* Entries supplied
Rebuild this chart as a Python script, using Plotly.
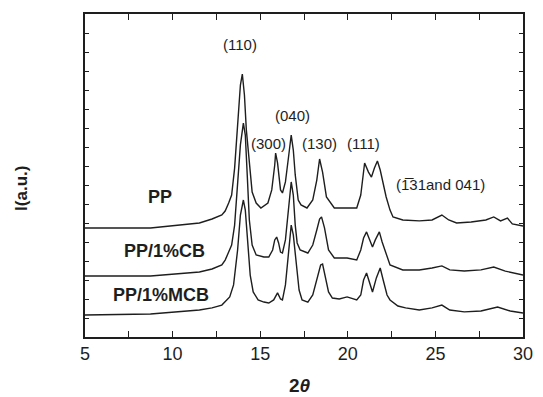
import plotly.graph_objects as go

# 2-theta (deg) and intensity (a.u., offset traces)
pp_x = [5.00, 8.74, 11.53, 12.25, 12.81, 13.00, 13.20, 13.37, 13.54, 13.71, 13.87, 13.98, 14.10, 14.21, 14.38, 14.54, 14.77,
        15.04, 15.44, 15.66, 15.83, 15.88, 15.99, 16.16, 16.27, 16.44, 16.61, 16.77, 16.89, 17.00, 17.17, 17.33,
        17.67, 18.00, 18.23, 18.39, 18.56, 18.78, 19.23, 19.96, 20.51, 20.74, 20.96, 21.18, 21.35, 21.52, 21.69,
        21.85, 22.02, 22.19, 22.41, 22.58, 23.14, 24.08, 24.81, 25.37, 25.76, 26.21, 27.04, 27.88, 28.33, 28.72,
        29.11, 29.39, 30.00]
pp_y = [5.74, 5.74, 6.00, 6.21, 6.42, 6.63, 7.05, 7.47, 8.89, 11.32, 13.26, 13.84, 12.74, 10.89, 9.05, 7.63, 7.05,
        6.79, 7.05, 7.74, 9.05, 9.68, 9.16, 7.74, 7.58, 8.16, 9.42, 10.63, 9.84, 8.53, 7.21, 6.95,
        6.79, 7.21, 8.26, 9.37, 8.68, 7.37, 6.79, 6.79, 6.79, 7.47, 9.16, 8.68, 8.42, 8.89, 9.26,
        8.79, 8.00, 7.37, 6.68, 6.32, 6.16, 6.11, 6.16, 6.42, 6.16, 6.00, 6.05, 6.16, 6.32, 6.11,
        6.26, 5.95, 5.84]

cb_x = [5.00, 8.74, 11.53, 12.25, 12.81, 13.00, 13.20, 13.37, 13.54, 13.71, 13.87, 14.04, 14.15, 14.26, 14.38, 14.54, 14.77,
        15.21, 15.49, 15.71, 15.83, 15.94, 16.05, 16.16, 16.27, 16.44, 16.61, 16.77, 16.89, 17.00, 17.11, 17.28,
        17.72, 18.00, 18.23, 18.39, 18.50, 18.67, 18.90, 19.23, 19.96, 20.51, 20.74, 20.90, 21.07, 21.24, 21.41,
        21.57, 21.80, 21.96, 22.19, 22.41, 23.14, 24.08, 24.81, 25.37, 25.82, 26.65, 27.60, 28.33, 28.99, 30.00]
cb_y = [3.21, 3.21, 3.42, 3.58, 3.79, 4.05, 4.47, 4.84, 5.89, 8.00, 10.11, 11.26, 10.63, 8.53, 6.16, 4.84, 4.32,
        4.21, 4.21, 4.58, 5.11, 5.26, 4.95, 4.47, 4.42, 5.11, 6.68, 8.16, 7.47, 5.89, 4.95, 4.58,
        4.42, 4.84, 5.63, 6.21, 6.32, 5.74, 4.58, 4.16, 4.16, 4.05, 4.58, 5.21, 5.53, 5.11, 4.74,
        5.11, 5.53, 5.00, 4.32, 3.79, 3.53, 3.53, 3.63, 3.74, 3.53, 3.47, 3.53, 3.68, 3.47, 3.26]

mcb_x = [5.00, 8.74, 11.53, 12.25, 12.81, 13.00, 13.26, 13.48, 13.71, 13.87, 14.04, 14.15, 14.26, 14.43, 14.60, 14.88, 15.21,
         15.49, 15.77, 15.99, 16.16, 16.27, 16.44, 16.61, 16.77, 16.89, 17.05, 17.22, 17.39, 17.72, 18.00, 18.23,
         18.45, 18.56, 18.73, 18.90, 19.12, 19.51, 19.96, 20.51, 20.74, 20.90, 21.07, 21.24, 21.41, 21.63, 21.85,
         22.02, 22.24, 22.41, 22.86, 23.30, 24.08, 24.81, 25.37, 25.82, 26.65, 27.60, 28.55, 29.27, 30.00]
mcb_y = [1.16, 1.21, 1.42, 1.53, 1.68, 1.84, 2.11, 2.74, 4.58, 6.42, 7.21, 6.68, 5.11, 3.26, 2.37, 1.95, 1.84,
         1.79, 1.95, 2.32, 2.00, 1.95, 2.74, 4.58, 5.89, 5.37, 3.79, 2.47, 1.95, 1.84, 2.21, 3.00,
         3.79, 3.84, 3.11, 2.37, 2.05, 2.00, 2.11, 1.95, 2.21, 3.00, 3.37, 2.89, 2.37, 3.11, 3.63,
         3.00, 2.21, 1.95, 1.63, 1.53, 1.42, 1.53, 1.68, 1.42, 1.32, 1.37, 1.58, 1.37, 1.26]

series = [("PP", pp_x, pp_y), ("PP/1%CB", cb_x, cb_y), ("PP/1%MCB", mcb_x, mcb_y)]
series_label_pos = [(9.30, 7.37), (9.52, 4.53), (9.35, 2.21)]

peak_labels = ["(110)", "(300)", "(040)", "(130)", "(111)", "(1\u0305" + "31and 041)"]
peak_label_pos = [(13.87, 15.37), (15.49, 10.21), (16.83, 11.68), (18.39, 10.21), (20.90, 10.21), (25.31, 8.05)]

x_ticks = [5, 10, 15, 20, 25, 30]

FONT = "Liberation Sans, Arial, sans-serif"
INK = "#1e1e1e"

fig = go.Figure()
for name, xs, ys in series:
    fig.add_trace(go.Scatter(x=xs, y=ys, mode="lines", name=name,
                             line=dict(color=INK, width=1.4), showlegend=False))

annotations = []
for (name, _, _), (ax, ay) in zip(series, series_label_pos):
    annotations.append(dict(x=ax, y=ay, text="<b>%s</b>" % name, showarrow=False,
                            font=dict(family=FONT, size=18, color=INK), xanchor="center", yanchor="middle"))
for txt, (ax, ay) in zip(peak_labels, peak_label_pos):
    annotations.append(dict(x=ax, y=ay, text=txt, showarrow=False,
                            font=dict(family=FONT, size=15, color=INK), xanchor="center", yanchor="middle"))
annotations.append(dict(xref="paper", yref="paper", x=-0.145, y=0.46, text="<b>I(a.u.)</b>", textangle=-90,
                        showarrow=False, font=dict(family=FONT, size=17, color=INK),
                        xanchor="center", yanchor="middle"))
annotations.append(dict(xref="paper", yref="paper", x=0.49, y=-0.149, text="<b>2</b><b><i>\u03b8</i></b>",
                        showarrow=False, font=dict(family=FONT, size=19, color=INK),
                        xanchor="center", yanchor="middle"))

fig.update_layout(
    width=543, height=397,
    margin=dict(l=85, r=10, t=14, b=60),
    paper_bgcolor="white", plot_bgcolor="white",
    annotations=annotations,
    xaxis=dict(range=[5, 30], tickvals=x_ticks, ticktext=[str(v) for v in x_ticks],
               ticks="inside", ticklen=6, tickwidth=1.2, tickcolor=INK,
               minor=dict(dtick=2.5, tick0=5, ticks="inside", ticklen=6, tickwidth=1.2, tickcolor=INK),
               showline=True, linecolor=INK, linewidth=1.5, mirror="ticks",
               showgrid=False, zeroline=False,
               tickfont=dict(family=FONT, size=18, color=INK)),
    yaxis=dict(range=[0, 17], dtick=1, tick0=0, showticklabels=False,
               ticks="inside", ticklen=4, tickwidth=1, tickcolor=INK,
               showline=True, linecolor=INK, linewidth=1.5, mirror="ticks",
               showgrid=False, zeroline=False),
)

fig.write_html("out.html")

--

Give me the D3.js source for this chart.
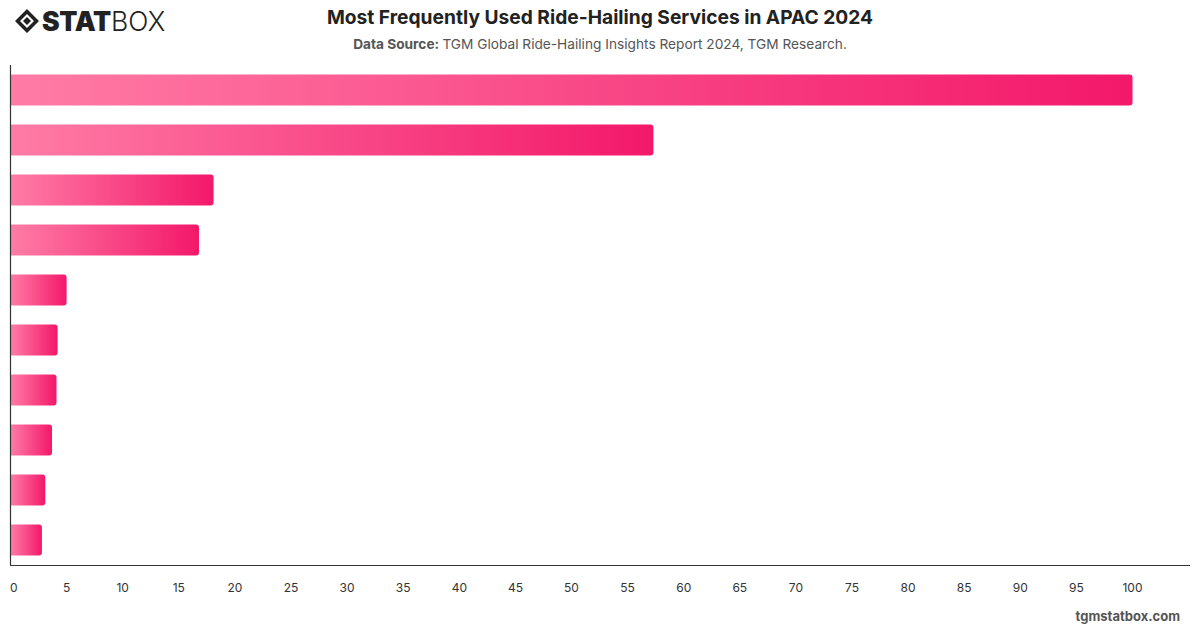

==

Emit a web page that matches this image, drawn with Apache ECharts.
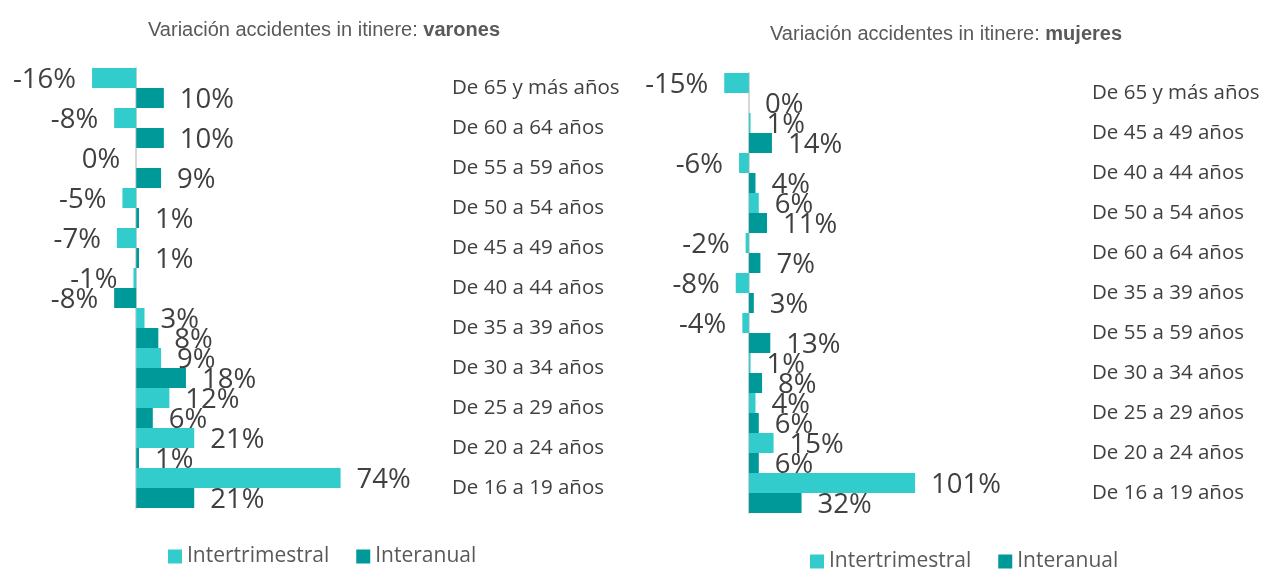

* Exercise objective
Skip every picture. Repeat the lines from the one with "Rebuild this chart" through the one with "import plotly.graph_objects as go", both ends included.

* Problem solution
Rebuild this chart as a Python script, using Plotly.
import plotly.graph_objects as go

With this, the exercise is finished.